WY teacher denies DeVos claim that school has gun to protect from "potential grizzlies"
During her confirmation hearing on Tuesday, Betsy DeVos, Republican President-elect Donald Trump's pick to serve as secretary of education in his forthcoming administration, cited grizzly bears as a reason for the federal government not to take action against guns in schools.
DeVos said she believed regulation of firearms in educational institutions should be left to states and localities. Connecticut Sen. Chris Murphy, whose state saw the horrific Sandy Hook school massacre in 2012, pressed DeVos on whether she "can't say definitively today that guns shouldn't be in schools."
DeVos responded that, in Wyoming, "I'd imagine there's a gun in the school to protect from potential grizzlies."
DeVos was referring to an anecdote Wyoming Sen. Mike Enzi told her in a private meeting earlier in the day about schools with wildlife fences. According to a 2005 Denver Post article, several schools in the vicinity of Cody, Wyoming — which has a rebounding bear population — relied on such fences to keep wildlife from wandering onto school grounds. But neither the Post nor another article in the Billings Gazette about the fences made any mention of firearms playing a role in the schools' anti-bear strategies.
Audra Morrow, a teacher at Wyoming's Valley Elementary School in Cody from 2004 to 2006, explained to Mic that no guns were necessary to ward off ursids, and that the fence and bear spray were "absolutely" sufficient measures on their own.
"No firearms in our schools!" Morrow wrote. "We do have bear spray but have never had a problem that would require using it."
"It doesn't speak well of our education system if she's gonna start out with a comment like that," naturalist and grizzly bear expert Doug Peacock said in a phone interview. "Schools may have lots of problems with guns, but that's because of guns, not because of grizzly bears. There hasn't been a grizzly bear on school grounds in the history of the United States that I'm aware of."
Grizzlies are endangered but have been making a comeback. Still, according to Peacock, with only some 1,500 of them left in the lower 48 states, "a schoolkid is going to be lucky enough to see a grizzly bear in his or her lifetime."
Bear attacks are very rare; according to Backpacker, fatality rates from such attacks in the U.S. and Canada averaged under three a year in the 2000s — and more than half of those were in Canada. Such attacks are generally limited to hikers and others in wilderness areas where bears are known to range, not rampages at educational institutions.

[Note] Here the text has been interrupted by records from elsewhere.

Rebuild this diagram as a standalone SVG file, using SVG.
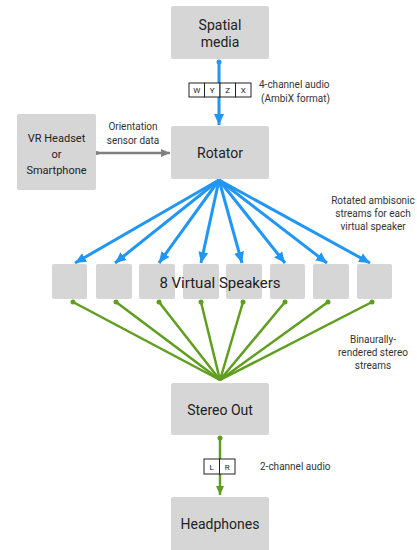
<svg xmlns="http://www.w3.org/2000/svg" width="417" height="550" viewBox="0 0 417 550">
<style>
.box{fill:#d6d6d6;rx:2;}
.t{font-family:Roboto,"Liberation Sans",sans-serif;fill:#222;text-anchor:middle;}
.big{font-size:14px;}
.sm{font-size:10px;fill:#333;}
.ch{font-family:Roboto,"Liberation Sans",sans-serif;font-size:8px;fill:#222;text-anchor:middle;}
.cell{fill:#fff;stroke:#222;stroke-width:1;}
.blue{stroke:#2196f3;stroke-width:3;fill:none;}
.green{stroke:#5f9e1e;stroke-width:2.5;fill:none;}
</style>
<defs>
<marker id="ab" markerUnits="userSpaceOnUse" markerWidth="12" markerHeight="12" viewBox="0 0 12 12" refX="11" refY="6" orient="auto"><path d="M0,1 L11,6 L0,11 z" fill="#2196f3"/></marker>
<marker id="ag" markerUnits="userSpaceOnUse" markerWidth="10" markerHeight="10" viewBox="0 0 10 10" refX="9" refY="5" orient="auto"><path d="M0,1 L9,5 L0,9 z" fill="#5f9e1e"/></marker>
<marker id="ay" markerUnits="userSpaceOnUse" markerWidth="10" markerHeight="10" viewBox="0 0 10 10" refX="9" refY="5" orient="auto"><path d="M0,1 L9,5 L0,9 z" fill="#808080"/></marker>
</defs>

<g id="connectors">
<line class="blue" x1="219" y1="62" x2="219" y2="125" marker-end="url(#ab)"/>
<circle cx="219" cy="62" r="2.5" fill="#2196f3"/>
<line x1="97" y1="153" x2="170" y2="153" stroke="#808080" stroke-width="2.5" marker-end="url(#ay)"/>
<circle cx="97" cy="153" r="2" fill="#808080"/>
<g class="blue">
<line x1="219" y1="180" x2="75" y2="263" marker-end="url(#ab)"/>
<line x1="219" y1="180" x2="115" y2="263" marker-end="url(#ab)"/>
<line x1="219" y1="180" x2="159" y2="263" marker-end="url(#ab)"/>
<line x1="219" y1="180" x2="201" y2="263" marker-end="url(#ab)"/>
<line x1="219" y1="180" x2="242" y2="263" marker-end="url(#ab)"/>
<line x1="219" y1="180" x2="285" y2="263" marker-end="url(#ab)"/>
<line x1="219" y1="180" x2="327" y2="263" marker-end="url(#ab)"/>
<line x1="219" y1="180" x2="370" y2="263" marker-end="url(#ab)"/>
</g>
<g class="green">
<line x1="73" y1="302" x2="220" y2="380"/>
<line x1="116" y1="302" x2="220" y2="380"/>
<line x1="159" y1="302" x2="220" y2="380"/>
<line x1="201" y1="302" x2="220" y2="380"/>
<line x1="243" y1="302" x2="220" y2="380"/>
<line x1="285" y1="302" x2="220" y2="380"/>
<line x1="328" y1="302" x2="220" y2="380"/>
<line x1="372" y1="302" x2="220" y2="380"/>
</g>
<g fill="#5f9e1e">
<circle cx="73" cy="302" r="2.5"/><circle cx="116" cy="302" r="2.5"/><circle cx="159" cy="302" r="2.5"/><circle cx="201" cy="302" r="2.5"/>
<circle cx="243" cy="302" r="2.5"/><circle cx="285" cy="302" r="2.5"/><circle cx="328" cy="302" r="2.5"/><circle cx="372" cy="302" r="2.5"/>
<circle cx="220" cy="438" r="2.5"/>
</g>
<line class="green" x1="220" y1="438" x2="220" y2="495" marker-end="url(#ag)"/>
</g>

<g id="spatial-media">
<rect class="box" x="171" y="6" width="98" height="53"/>
<text class="t big" x="220" y="30">Spatial</text>
<text class="t big" x="220" y="47">media</text>
</g>

<g id="channels-4">
<rect class="cell" x="189" y="83" width="15.5" height="14"/>
<rect class="cell" x="204.5" y="83" width="15.5" height="14"/>
<rect class="cell" x="220" y="83" width="15.5" height="14"/>
<rect class="cell" x="235.5" y="83" width="15.5" height="14"/>
<text class="ch" x="196.7" y="93">W</text>
<text class="ch" x="212.2" y="93">Y</text>
<text class="ch" x="227.7" y="93">Z</text>
<text class="ch" x="243.2" y="93">X</text>
<text class="t sm" x="259" y="88" text-anchor="start" style="text-anchor:start">4-channel audio</text>
<text class="t sm" x="261" y="102" style="text-anchor:start">(AmbiX format)</text>
</g>

<g id="vr-headset">
<rect class="box" x="17" y="114" width="79" height="76"/>
<text class="t" font-size="11" x="56.5" y="142">VR Headset</text>
<text class="t" font-size="11" x="56.5" y="158">or</text>
<text class="t" font-size="11" x="56.5" y="174">Smartphone</text>
<text class="t sm" x="133" y="130">Orientation</text>
<text class="t sm" x="133" y="144">sensor data</text>
</g>

<g id="rotator">
<rect class="box" x="171" y="126" width="98" height="53"/>
<text class="t big" x="220" y="158">Rotator</text>
</g>

<text class="t sm" x="373" y="204">Rotated ambisonic</text>
<text class="t sm" x="373" y="217">streams for each</text>
<text class="t sm" x="373" y="230">virtual speaker</text>

<g id="speakers">
<rect class="box" x="52" y="264" width="35" height="35"/>
<rect class="box" x="96" y="264" width="36" height="35"/>
<rect class="box" x="139" y="264" width="36" height="35"/>
<rect class="box" x="183" y="264" width="36" height="35"/>
<rect class="box" x="226" y="264" width="36" height="35"/>
<rect class="box" x="270" y="264" width="35" height="35"/>
<rect class="box" x="313" y="264" width="36" height="35"/>
<rect class="box" x="357" y="264" width="35" height="35"/>
<text class="t" font-size="15" x="220" y="288">8 Virtual Speakers</text>
</g>

<text class="t sm" x="373" y="343">Binaurally-</text>
<text class="t sm" x="373" y="356">rendered stereo</text>
<text class="t sm" x="373" y="369">streams</text>

<g id="stereo-out">
<rect class="box" x="171" y="383" width="98" height="52"/>
<text class="t big" x="220" y="415">Stereo Out</text>
</g>

<g id="channels-2">
<rect class="cell" x="204" y="459" width="15.5" height="15"/>
<rect class="cell" x="219.5" y="459" width="15.5" height="15"/>
<text class="ch" x="211.7" y="470">L</text>
<text class="ch" x="227.2" y="470">R</text>
<text class="t sm" x="260" y="470" style="text-anchor:start">2-channel audio</text>
</g>

<g id="headphones">
<rect class="box" x="171" y="497" width="98" height="60"/>
<text class="t big" x="220" y="529">Headphones</text>
</g>
</svg>
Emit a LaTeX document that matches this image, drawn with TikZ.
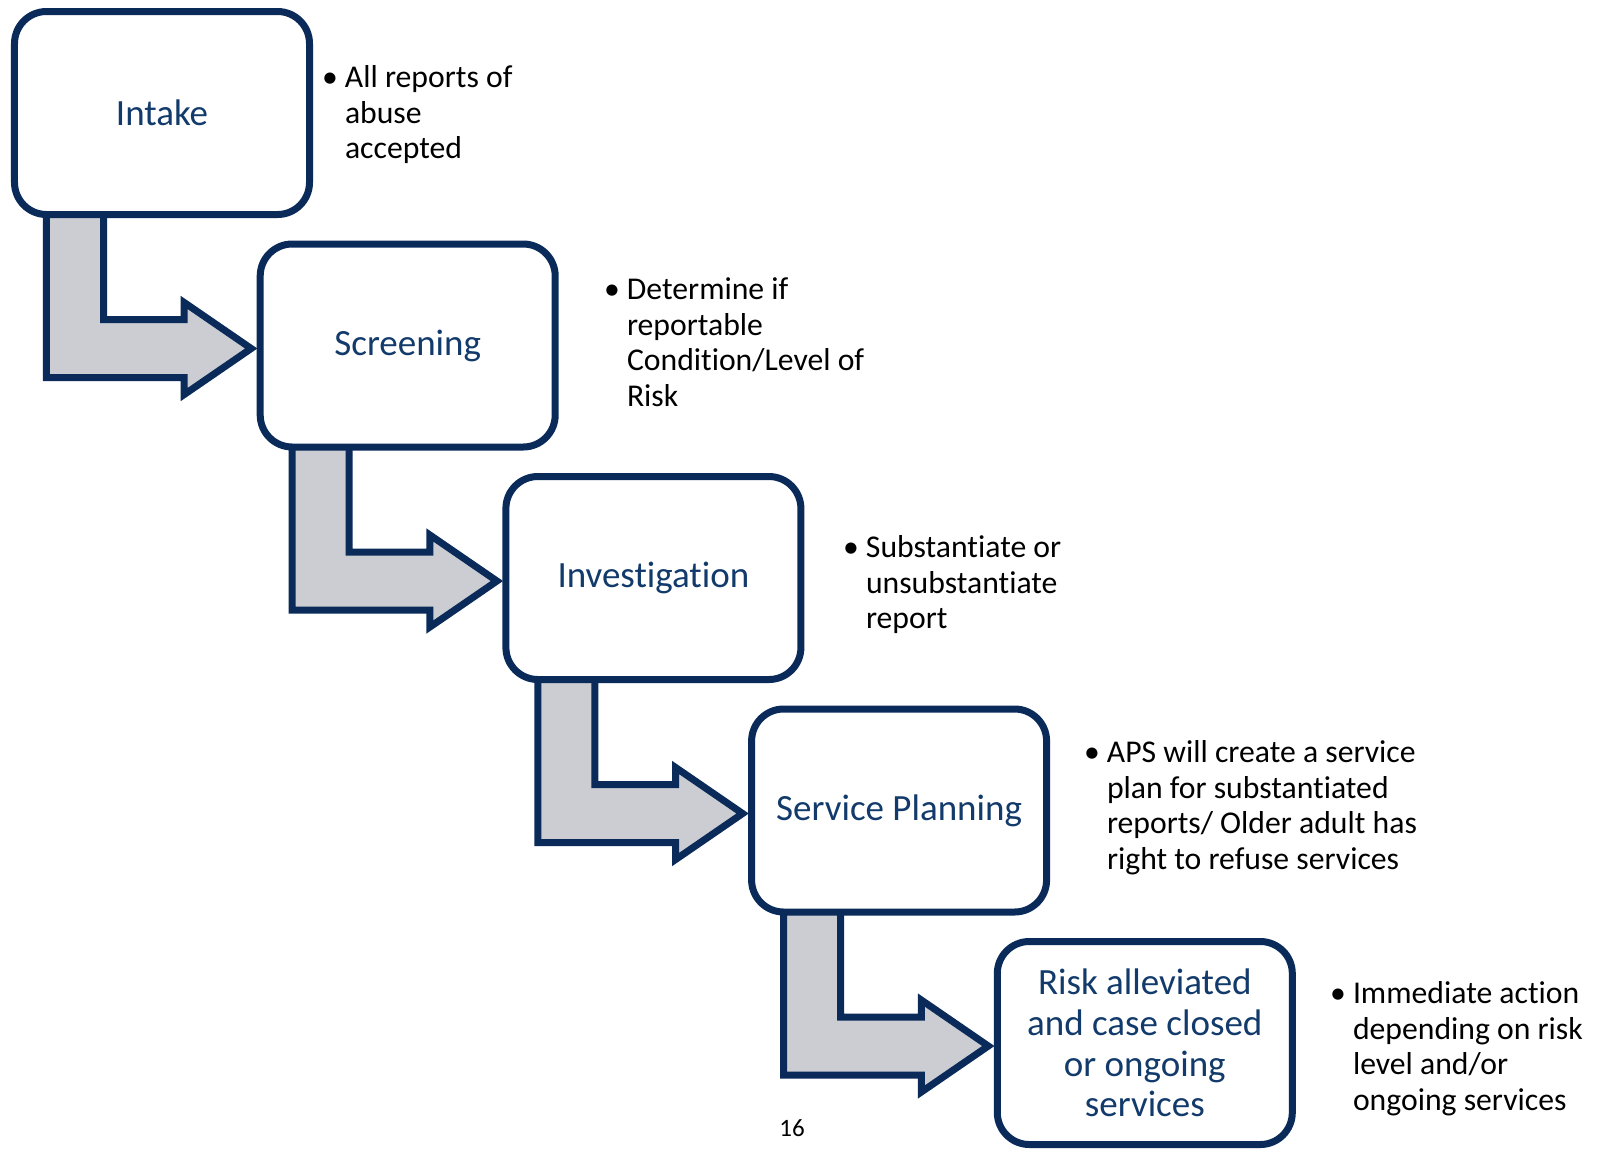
\documentclass[tikz,border=0pt]{standalone}
\usepackage{fontspec}
\setmainfont{Carlito}[Ligatures=NoCommon]
\usetikzlibrary{calc,backgrounds,shadows}

\definecolor{navy}{HTML}{0A2B5A}
\definecolor{labelblue}{HTML}{123A6B}
\definecolor{shaftgray}{HTML}{CBCDD2}

\tikzset{
  stage/.style={draw=navy, line width=7bp, fill=white, rounded corners=32bp,
    minimum width=295bp, minimum height=203bp, inner sep=0pt, outer sep=0pt,
    align=center, text=labelblue, font=\fontsize{37bp}{40.8bp}\selectfont,
    drop shadow={shadow xshift=2bp, shadow yshift=-3bp, opacity=0.18}},
  bendarrow/.style={draw=navy, line width=7bp, fill=shaftgray,
    drop shadow={shadow xshift=2bp, shadow yshift=-3bp, opacity=0.18}},
  note/.style={anchor=base west, inner sep=0pt, outer sep=0pt,
    font=\fontsize{31.7bp}{35.6bp}\selectfont},
}
\newcommand{\bitem}[1]{\makebox[20bp][l]{\hspace{-3bp}\textbullet}\begin{tabular}[t]{@{}l@{}}#1\end{tabular}}

\begin{document}
\begin{tikzpicture}[x=1bp,y=-1bp]
\useasboundingbox (0,0) rectangle (1600,1151);
% stages
\node[stage] (intake) at (162,113) {Intake};
\node[stage] (screen) at (407.7,345.5) {Screening};
\node[stage] (invest) at (653.4,578) {Investigation};
\node[stage] (plan) at (899.1,810.5) {Service Planning};
\node[stage] (risk) at (1144.8,1043) {Risk alleviated\\and case closed\\or ongoing\\services};
% notes
\node[note] (n1) at (325,87.5) {\bitem{All reports of\\abuse\\accepted}};
\node[note] (n2) at (607,299.5) {\bitem{Determine if\\reportable\\Condition/Level of\\Risk}};
\node[note] (n3) at (846,557.5) {\bitem{Substantiate or\\unsubstantiate\\report}};
\node[note] (n4) at (1087,762.5) {\bitem{APS will create a service\\plan for substantiated\\reports/ Older adult has\\right to refuse services}};
\node[note] (n5) at (1333,1003.5) {\bitem{Immediate action\\depending on risk\\level and/or\\ongoing services}};
\node[anchor=base, inner sep=0pt, font=\fontsize{25bp}{30bp}\selectfont] (pagenum) at (792,1136) {16};
% bent arrows
\begin{scope}[on background layer]
\foreach \a/\b in {intake/screen, screen/invest, invest/plan, plan/risk}
  \draw[bendarrow] let \p1=($(\a.south west)+(32,-5)$), \p2=($(\b.west)+(-9,3)$) in
    (\x1,\y1) -- (\x1,\y2-29bp) -- (\x2-67bp,\y2-29bp) -- (\x2-67bp,\y2-46bp)
    -- (\x2,\y2) -- (\x2-67bp,\y2+46bp) -- (\x2-67bp,\y2+29bp)
    -- (\x1+57bp,\y2+29bp) -- (\x1+57bp,\y1) -- cycle;
\end{scope}
\end{tikzpicture}
\end{document}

In Yellowstone National Park — perhaps the greatest hotbed of grizzly bear activity in the U.S. — the chances of being injured by a bear are approximately one in 2.1 million, according to the National Park Service.
On the other hand, according to gun control advocacy group Everytown For Gun Safety, between Jan. 1, 2013, and Oct. 31, 2016, there were 201 school shootings resulting in at least 63 gun homicides and 156 gunfire injuries.
When Murphy asked DeVos if she would support Trump's plan for a federal ban on gun-free school zones, DeVos said she would support the president's initiatives, but added, "My heart bleeds and is broken for those families that have lost any individual due to gun violence."
"I look forward to working with you," Murphy shot back. "But I also look forward to you coming to Connecticut and talking about the role of guns in schools."
Jan. 18, 2017, 3:46 p.m.: This article has been updated.